Code that draws figures ->
%%

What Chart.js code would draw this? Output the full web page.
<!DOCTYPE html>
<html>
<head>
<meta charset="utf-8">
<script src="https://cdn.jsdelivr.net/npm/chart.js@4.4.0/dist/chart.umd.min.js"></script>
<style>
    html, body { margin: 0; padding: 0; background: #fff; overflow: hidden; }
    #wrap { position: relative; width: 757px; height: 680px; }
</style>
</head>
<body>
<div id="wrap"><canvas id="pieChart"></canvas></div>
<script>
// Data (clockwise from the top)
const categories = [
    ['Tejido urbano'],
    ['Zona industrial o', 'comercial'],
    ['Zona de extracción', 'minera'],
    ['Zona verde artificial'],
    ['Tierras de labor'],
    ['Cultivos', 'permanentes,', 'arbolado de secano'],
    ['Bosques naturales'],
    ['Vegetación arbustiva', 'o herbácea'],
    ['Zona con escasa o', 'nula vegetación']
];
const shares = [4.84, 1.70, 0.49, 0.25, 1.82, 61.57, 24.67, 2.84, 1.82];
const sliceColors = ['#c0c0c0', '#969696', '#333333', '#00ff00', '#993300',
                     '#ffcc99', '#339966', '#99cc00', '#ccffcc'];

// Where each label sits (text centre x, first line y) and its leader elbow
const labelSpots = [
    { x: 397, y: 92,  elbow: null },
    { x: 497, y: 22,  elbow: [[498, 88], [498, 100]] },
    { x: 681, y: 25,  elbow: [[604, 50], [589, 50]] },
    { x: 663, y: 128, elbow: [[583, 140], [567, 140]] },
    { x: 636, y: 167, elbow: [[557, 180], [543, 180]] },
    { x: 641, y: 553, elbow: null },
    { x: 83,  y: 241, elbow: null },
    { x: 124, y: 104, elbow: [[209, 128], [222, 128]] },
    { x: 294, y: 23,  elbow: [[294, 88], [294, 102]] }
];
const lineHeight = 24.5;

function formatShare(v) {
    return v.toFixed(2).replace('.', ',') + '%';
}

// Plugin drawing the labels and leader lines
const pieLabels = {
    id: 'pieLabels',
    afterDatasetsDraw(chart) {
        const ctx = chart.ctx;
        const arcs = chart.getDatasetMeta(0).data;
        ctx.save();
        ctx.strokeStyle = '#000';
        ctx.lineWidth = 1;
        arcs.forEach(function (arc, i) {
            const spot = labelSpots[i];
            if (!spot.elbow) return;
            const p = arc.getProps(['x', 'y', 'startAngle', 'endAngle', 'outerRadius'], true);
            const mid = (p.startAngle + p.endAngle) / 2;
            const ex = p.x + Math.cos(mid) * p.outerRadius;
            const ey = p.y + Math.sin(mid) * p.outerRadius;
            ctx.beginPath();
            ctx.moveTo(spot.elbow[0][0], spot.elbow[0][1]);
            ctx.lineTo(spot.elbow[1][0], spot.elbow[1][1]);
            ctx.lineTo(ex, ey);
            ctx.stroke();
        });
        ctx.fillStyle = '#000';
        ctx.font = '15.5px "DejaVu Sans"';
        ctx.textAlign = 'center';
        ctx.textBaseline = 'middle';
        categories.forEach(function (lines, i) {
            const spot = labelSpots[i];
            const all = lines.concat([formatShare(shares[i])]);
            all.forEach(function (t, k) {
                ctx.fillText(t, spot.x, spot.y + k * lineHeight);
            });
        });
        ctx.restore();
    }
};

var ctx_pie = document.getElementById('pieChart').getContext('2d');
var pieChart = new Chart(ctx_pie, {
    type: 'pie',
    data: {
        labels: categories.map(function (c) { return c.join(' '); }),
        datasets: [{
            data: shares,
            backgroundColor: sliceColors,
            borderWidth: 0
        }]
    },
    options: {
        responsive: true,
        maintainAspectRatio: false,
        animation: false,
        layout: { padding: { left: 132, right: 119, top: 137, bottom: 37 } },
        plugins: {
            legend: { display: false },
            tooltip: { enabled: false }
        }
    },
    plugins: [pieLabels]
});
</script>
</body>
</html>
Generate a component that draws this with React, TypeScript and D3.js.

%%

TASK DIRECTIONS -> Search the lines for "this". Copy each line that has it.

EXERCISE SOLUTION ->
What Chart.js code would draw this? Output the full web page.
Generate a component that draws this with React, TypeScript and D3.js.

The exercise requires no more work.